Your Daily Energy Report for August 21, 2024
Posted on 2024-08-21
Crude Oil
Crude Oil futures for October settled down -$1.24 or -1.695% at $71.93. Oil prices dropped on Wednesday following a significant downward revision of employment figures by the U.S. government. The Labor Department reported that U.S. employers added considerably fewer jobs than initially estimated for the year ending in March, with the total payroll count for April 2023 to March 2024 being adjusted down by 818,000. In light of this, Federal Reserve officials were notably inclined toward cutting interest rates during their September meeting, with some even favoring an immediate reduction, as indicated in the minutes from the July 30-31 meeting. Elevated interest rates tend to raise borrowing costs, which can slow economic growth and reduce oil demand. Additionally, a Greek-flagged oil tanker was stranded in the Red Sea on Wednesday due to a fire caused by repeated attacks, which led to a loss of power, according to the UK maritime agency.
Natural Gas
Natural Gas futures for September settled down -$.021 or -.955% at $2.177. Natural gas prices are trending downward on Wednesday as the market awaits the latest weekly storage data.
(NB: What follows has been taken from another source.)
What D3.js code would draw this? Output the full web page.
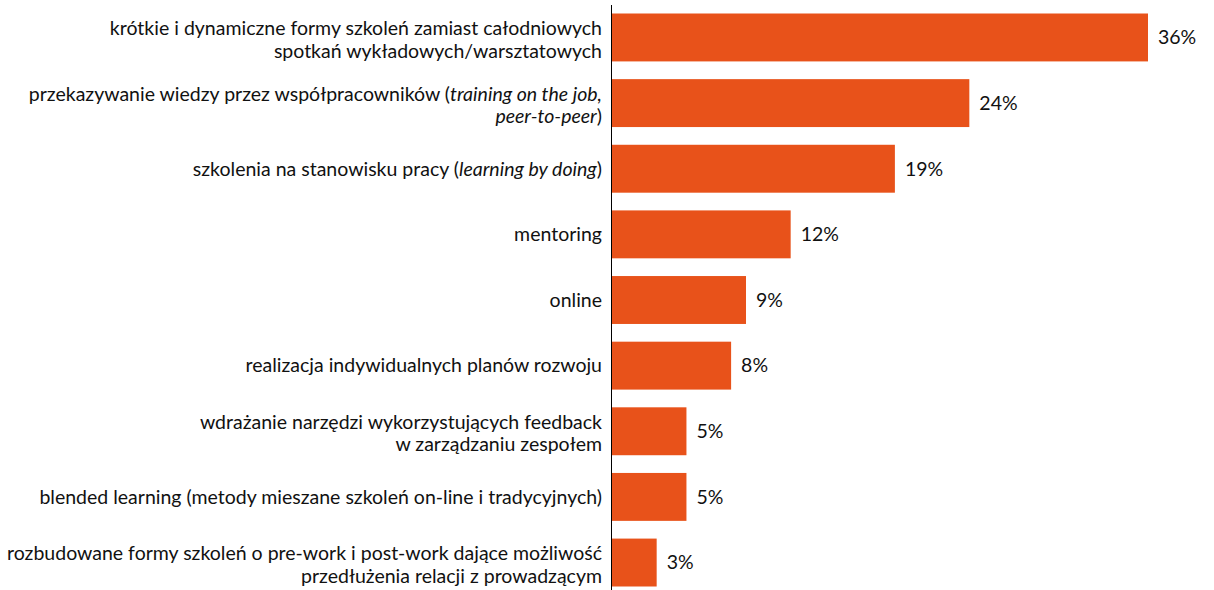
<!DOCTYPE html>
<html>
<head>
<meta charset="utf-8">
<script src="https://cdn.jsdelivr.net/npm/d3@7"></script>
<style>
  html, body { margin: 0; padding: 0; background: #fff; }
  svg { display: block; }
  text { font-family: Lato, "Open Sans", sans-serif; fill: #111; }
</style>
</head>
<body>
<svg id="chart" width="1214" height="590"></svg>
<script>
// Category labels: "\n" starts a new line, text between underscores is italic
const categories = [
  "krótkie i dynamiczne formy szkoleń zamiast całodniowych\nspotkań wykładowych/warsztatowych",
  "przekazywanie wiedzy przez współpracowników (_training on the job,_\n_peer-to-peer_)",
  "szkolenia na stanowisku pracy (_learning by doing_)",
  "mentoring",
  "online",
  "realizacja indywidualnych planów rozwoju",
  "wdrażanie narzędzi wykorzystujących feedback\nw zarządzaniu zespołem",
  "blended learning (metody mieszane szkoleń on-line i tradycyjnych)",
  "rozbudowane formy szkoleń o pre-work i post-work dające możliwość\nprzedłużenia relacji z prowadzącym"
];
const values = [36, 24, 19, 12, 9, 8, 5, 5, 3];
const valueLabels = ["36%", "24%", "19%", "12%", "9%", "8%", "5%", "5%", "3%"];

const svg = d3.select("#chart");
const axisX = 612;

const x = d3.scaleLinear().domain([0, 36]).range([axisX, 1148]);
const y = d3.scaleBand()
  .domain(d3.range(categories.length))
  .range([3, 597])
  .paddingInner(0.27)
  .paddingOuter(0.16);

// Bars
svg.append("g")
  .selectAll("rect")
  .data(values)
  .join("rect")
  .attr("x", x(0))
  .attr("y", (d, i) => y(i))
  .attr("width", d => x(d) - x(0))
  .attr("height", y.bandwidth())
  .attr("fill", "#E8521A");

// Value labels
svg.append("g")
  .selectAll("text")
  .data(values)
  .join("text")
  .attr("x", d => x(d) + 10)
  .attr("y", (d, i) => y(i) + y.bandwidth() / 2)
  .attr("dy", "0.35em")
  .attr("font-size", 19.5)
  .text((d, i) => valueLabels[i]);

// Vertical axis line
svg.append("line")
  .attr("x1", axisX - 0.5).attr("x2", axisX - 0.5)
  .attr("y1", 5).attr("y2", 590)
  .attr("stroke", "#000")
  .attr("stroke-width", 1);

// Category labels, right-aligned against the axis
const lineH = 22.5;
const labels = svg.append("g");
categories.forEach((c, i) => {
  const lines = c.split("\n");
  const cy = y(i) + y.bandwidth() / 2 + (lines.length > 1 ? 2 : 0);
  const t = labels.append("text")
    .attr("text-anchor", "end")
    .attr("font-size", 19.5);
  lines.forEach((ln, j) => {
    const yy = cy + (j - (lines.length - 1) / 2) * lineH;
    const parts = ln.split("_");
    parts.forEach((p, k) => {
      if (!p) return;
      const ts = t.append("tspan").text(p)
        .attr("font-style", k % 2 === 1 ? "italic" : "normal");
      if (k === 0 || (k === 1 && !parts[0])) {
        ts.attr("x", 602).attr("y", yy).attr("dy", "0.35em");
      }
    });
  });
});
</script>
</body>
</html>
Weather conditions continue to be a significant factor in market fluctuations. NatGasWeather forecasts moderate national demand until Friday, with anticipated increased demand over the weekend due to above-average temperatures in much of the U.S. The market is dealing with ongoing oversupply, prompting major producers such as EQT and Coterra Energy to reduce their output. These companies are postponing new drilling operations and well connections to pipelines because of persistently low prices during peak summer demand. The expected rise in LNG export capacity from terminals like Plaquemines and Corpus Christi is likely to enhance demand and potentially lead to a tighter market.